PROBLEM DESCRIPTION
Copy each line below in which the string "matplotlib" occurs.

--- start DATA BLOCK ---

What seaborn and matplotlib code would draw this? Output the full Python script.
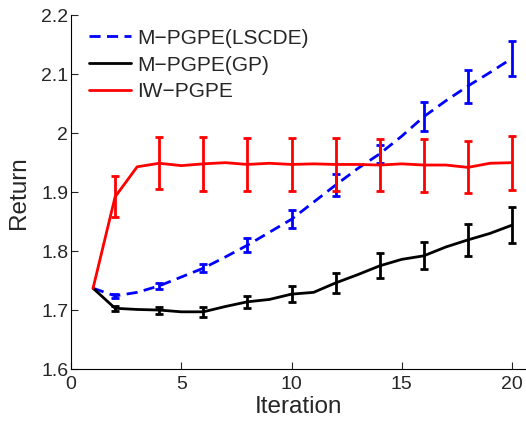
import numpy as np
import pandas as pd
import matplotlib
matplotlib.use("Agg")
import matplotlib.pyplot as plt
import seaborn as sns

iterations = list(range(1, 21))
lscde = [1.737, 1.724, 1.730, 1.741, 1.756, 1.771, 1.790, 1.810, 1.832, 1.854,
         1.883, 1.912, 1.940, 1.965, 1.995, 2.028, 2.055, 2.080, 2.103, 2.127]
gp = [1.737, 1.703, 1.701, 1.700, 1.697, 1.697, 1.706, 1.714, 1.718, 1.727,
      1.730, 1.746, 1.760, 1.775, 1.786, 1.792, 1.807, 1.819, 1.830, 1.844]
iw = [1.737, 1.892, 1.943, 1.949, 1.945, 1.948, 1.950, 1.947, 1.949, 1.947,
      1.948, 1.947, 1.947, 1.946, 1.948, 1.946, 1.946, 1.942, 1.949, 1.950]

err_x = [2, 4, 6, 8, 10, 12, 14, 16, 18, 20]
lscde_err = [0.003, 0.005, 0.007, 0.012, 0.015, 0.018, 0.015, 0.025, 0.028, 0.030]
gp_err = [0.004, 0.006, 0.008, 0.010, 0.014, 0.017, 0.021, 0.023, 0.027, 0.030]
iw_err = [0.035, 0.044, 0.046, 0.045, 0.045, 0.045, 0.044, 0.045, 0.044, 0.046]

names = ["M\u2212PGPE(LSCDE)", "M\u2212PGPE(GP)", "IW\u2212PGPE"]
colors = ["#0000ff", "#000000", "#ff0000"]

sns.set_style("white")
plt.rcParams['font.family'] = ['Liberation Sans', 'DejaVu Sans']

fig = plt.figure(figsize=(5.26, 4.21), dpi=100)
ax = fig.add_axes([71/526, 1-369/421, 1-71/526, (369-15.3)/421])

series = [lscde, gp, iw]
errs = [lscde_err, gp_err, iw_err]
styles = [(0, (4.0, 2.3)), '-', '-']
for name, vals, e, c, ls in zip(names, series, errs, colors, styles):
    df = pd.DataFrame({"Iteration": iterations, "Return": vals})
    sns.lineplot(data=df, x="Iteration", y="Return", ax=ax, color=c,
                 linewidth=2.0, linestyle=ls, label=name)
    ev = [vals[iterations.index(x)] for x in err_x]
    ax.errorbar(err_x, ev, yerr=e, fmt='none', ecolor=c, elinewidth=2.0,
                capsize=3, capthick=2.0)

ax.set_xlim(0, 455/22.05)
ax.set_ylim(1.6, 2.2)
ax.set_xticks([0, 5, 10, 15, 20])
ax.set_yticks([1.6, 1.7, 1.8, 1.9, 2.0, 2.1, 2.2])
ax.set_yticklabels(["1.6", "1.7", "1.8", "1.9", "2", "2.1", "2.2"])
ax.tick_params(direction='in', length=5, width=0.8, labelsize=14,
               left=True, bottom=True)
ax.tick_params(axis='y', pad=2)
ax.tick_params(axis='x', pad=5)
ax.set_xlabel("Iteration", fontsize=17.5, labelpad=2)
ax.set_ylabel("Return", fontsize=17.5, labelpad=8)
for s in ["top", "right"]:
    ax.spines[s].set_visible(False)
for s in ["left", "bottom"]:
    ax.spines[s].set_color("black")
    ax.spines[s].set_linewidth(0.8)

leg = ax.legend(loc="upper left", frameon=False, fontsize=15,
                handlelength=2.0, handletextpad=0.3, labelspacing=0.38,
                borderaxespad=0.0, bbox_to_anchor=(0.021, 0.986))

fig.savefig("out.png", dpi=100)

--- end DATA BLOCK ---

SOLUTION TO THIS EXERCISE
What seaborn and matplotlib code would draw this? Output the full Python script.
import matplotlib
matplotlib.use("Agg")
import matplotlib.pyplot as plt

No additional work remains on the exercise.